A run of records —
☆ ☆ ☆ ☆ ☆ ☆ ☆

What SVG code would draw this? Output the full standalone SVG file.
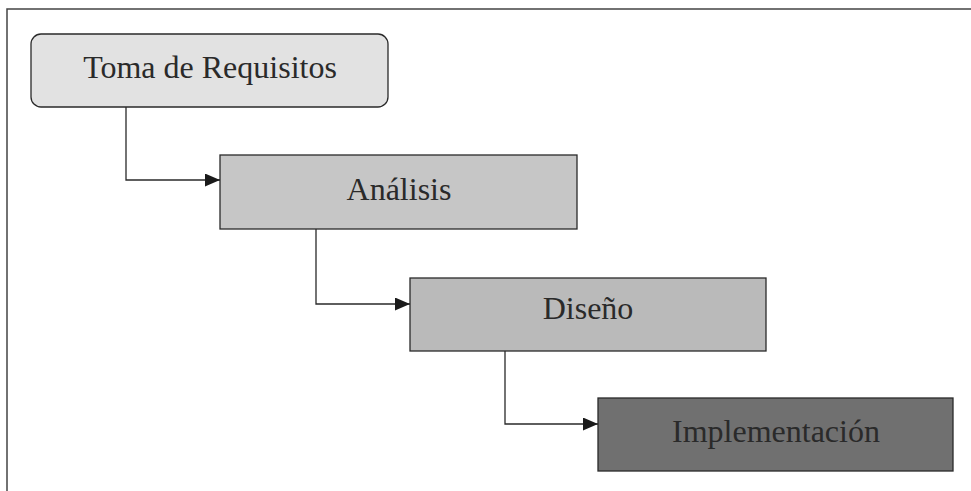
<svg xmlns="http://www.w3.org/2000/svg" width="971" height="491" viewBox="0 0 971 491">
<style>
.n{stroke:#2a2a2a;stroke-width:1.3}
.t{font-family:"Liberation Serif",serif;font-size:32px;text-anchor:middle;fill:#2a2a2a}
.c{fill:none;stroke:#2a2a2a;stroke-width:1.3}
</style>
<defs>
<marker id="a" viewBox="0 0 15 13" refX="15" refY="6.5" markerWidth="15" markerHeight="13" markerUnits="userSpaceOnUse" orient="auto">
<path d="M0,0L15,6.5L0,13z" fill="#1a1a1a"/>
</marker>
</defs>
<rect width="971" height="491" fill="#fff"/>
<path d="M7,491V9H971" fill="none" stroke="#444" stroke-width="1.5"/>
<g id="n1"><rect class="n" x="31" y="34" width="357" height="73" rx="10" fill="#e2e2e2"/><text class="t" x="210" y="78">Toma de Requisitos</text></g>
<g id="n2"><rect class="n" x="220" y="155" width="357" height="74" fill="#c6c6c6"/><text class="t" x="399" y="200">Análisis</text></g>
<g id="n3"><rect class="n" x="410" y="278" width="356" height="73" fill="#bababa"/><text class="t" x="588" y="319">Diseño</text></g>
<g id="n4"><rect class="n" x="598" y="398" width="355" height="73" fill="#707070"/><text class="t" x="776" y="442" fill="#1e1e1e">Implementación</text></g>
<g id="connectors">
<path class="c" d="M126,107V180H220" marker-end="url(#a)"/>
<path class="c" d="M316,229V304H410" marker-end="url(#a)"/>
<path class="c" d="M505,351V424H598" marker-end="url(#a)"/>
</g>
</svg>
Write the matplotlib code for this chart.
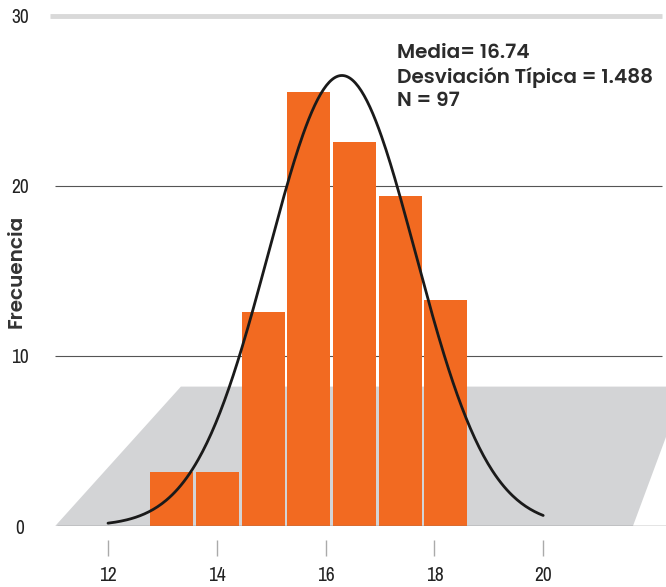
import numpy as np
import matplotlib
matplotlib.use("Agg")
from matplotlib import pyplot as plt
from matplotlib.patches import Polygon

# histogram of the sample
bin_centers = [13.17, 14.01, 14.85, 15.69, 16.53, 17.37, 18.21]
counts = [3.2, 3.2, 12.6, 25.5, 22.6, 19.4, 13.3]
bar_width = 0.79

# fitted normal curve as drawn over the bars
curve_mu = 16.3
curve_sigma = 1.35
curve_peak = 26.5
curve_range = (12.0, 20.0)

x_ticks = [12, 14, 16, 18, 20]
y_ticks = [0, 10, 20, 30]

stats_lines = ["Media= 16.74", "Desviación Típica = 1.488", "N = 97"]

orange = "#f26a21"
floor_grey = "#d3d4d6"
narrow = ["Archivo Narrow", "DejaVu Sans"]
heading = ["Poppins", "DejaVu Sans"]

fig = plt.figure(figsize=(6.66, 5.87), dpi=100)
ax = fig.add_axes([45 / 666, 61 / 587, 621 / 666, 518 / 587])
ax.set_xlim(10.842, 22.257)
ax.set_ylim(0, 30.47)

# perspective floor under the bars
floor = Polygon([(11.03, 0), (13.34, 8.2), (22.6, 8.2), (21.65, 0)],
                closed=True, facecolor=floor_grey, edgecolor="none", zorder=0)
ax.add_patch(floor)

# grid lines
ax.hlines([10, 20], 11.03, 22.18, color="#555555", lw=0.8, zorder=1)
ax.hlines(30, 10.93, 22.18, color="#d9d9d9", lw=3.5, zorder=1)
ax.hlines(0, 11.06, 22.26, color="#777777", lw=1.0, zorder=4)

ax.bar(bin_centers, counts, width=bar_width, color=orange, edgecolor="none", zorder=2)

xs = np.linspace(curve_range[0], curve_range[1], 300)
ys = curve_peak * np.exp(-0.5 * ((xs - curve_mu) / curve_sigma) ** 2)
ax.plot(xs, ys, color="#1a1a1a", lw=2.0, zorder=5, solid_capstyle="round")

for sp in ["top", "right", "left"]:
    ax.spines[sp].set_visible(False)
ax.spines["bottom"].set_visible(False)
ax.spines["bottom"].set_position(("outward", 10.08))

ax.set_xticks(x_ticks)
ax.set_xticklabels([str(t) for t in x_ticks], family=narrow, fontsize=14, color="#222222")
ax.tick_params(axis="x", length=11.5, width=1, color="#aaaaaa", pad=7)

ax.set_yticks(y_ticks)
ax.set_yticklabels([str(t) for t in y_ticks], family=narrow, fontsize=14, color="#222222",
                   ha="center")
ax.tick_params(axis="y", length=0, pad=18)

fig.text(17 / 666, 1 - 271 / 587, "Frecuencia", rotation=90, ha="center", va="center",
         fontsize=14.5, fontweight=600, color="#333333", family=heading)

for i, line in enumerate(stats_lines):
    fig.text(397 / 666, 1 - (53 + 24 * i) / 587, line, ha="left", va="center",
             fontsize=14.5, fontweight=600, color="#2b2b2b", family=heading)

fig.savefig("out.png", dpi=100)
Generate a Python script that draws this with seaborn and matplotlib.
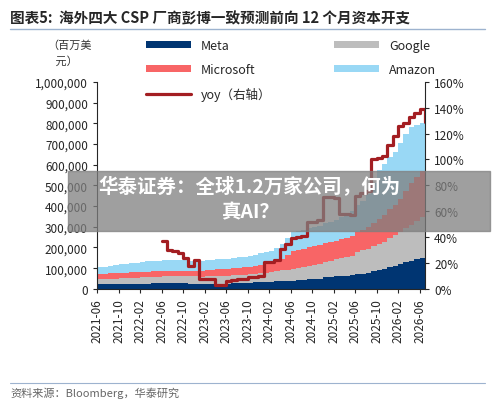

☆ ☆ ☆ ☆ ☆ ☆ ☆

PROBLEM STATEMENT —
All preceding records should be duplicated verbatim, images excepted.

EXERCISE OUTPUT —
What SVG code would draw this? Output the full standalone SVG file.
<svg xmlns="http://www.w3.org/2000/svg" width="971" height="491" viewBox="0 0 971 491">
<style>
.n{stroke:#2a2a2a;stroke-width:1.3}
.t{font-family:"Liberation Serif",serif;font-size:32px;text-anchor:middle;fill:#2a2a2a}
.c{fill:none;stroke:#2a2a2a;stroke-width:1.3}
</style>
<defs>
<marker id="a" viewBox="0 0 15 13" refX="15" refY="6.5" markerWidth="15" markerHeight="13" markerUnits="userSpaceOnUse" orient="auto">
<path d="M0,0L15,6.5L0,13z" fill="#1a1a1a"/>
</marker>
</defs>
<rect width="971" height="491" fill="#fff"/>
<path d="M7,491V9H971" fill="none" stroke="#444" stroke-width="1.5"/>
<g id="n1"><rect class="n" x="31" y="34" width="357" height="73" rx="10" fill="#e2e2e2"/><text class="t" x="210" y="78">Toma de Requisitos</text></g>
<g id="n2"><rect class="n" x="220" y="155" width="357" height="74" fill="#c6c6c6"/><text class="t" x="399" y="200">Análisis</text></g>
<g id="n3"><rect class="n" x="410" y="278" width="356" height="73" fill="#bababa"/><text class="t" x="588" y="319">Diseño</text></g>
<g id="n4"><rect class="n" x="598" y="398" width="355" height="73" fill="#707070"/><text class="t" x="776" y="442" fill="#1e1e1e">Implementación</text></g>
<g id="connectors">
<path class="c" d="M126,107V180H220" marker-end="url(#a)"/>
<path class="c" d="M316,229V304H410" marker-end="url(#a)"/>
<path class="c" d="M505,351V424H598" marker-end="url(#a)"/>
</g>
</svg>
Write the matplotlib code for this chart.
import numpy as np
import matplotlib
matplotlib.use("Agg")
from matplotlib import pyplot as plt
from matplotlib.patches import Polygon

# histogram of the sample
bin_centers = [13.17, 14.01, 14.85, 15.69, 16.53, 17.37, 18.21]
counts = [3.2, 3.2, 12.6, 25.5, 22.6, 19.4, 13.3]
bar_width = 0.79

# fitted normal curve as drawn over the bars
curve_mu = 16.3
curve_sigma = 1.35
curve_peak = 26.5
curve_range = (12.0, 20.0)

x_ticks = [12, 14, 16, 18, 20]
y_ticks = [0, 10, 20, 30]

stats_lines = ["Media= 16.74", "Desviación Típica = 1.488", "N = 97"]

orange = "#f26a21"
floor_grey = "#d3d4d6"
narrow = ["Archivo Narrow", "DejaVu Sans"]
heading = ["Poppins", "DejaVu Sans"]

fig = plt.figure(figsize=(6.66, 5.87), dpi=100)
ax = fig.add_axes([45 / 666, 61 / 587, 621 / 666, 518 / 587])
ax.set_xlim(10.842, 22.257)
ax.set_ylim(0, 30.47)

# perspective floor under the bars
floor = Polygon([(11.03, 0), (13.34, 8.2), (22.6, 8.2), (21.65, 0)],
                closed=True, facecolor=floor_grey, edgecolor="none", zorder=0)
ax.add_patch(floor)

# grid lines
ax.hlines([10, 20], 11.03, 22.18, color="#555555", lw=0.8, zorder=1)
ax.hlines(30, 10.93, 22.18, color="#d9d9d9", lw=3.5, zorder=1)
ax.hlines(0, 11.06, 22.26, color="#777777", lw=1.0, zorder=4)

ax.bar(bin_centers, counts, width=bar_width, color=orange, edgecolor="none", zorder=2)

xs = np.linspace(curve_range[0], curve_range[1], 300)
ys = curve_peak * np.exp(-0.5 * ((xs - curve_mu) / curve_sigma) ** 2)
ax.plot(xs, ys, color="#1a1a1a", lw=2.0, zorder=5, solid_capstyle="round")

for sp in ["top", "right", "left"]:
    ax.spines[sp].set_visible(False)
ax.spines["bottom"].set_visible(False)
ax.spines["bottom"].set_position(("outward", 10.08))

ax.set_xticks(x_ticks)
ax.set_xticklabels([str(t) for t in x_ticks], family=narrow, fontsize=14, color="#222222")
ax.tick_params(axis="x", length=11.5, width=1, color="#aaaaaa", pad=7)

ax.set_yticks(y_ticks)
ax.set_yticklabels([str(t) for t in y_ticks], family=narrow, fontsize=14, color="#222222",
                   ha="center")
ax.tick_params(axis="y", length=0, pad=18)

fig.text(17 / 666, 1 - 271 / 587, "Frecuencia", rotation=90, ha="center", va="center",
         fontsize=14.5, fontweight=600, color="#333333", family=heading)

for i, line in enumerate(stats_lines):
    fig.text(397 / 666, 1 - (53 + 24 * i) / 587, line, ha="left", va="center",
             fontsize=14.5, fontweight=600, color="#2b2b2b", family=heading)

fig.savefig("out.png", dpi=100)
Generate a Python script that draws this with seaborn and matplotlib.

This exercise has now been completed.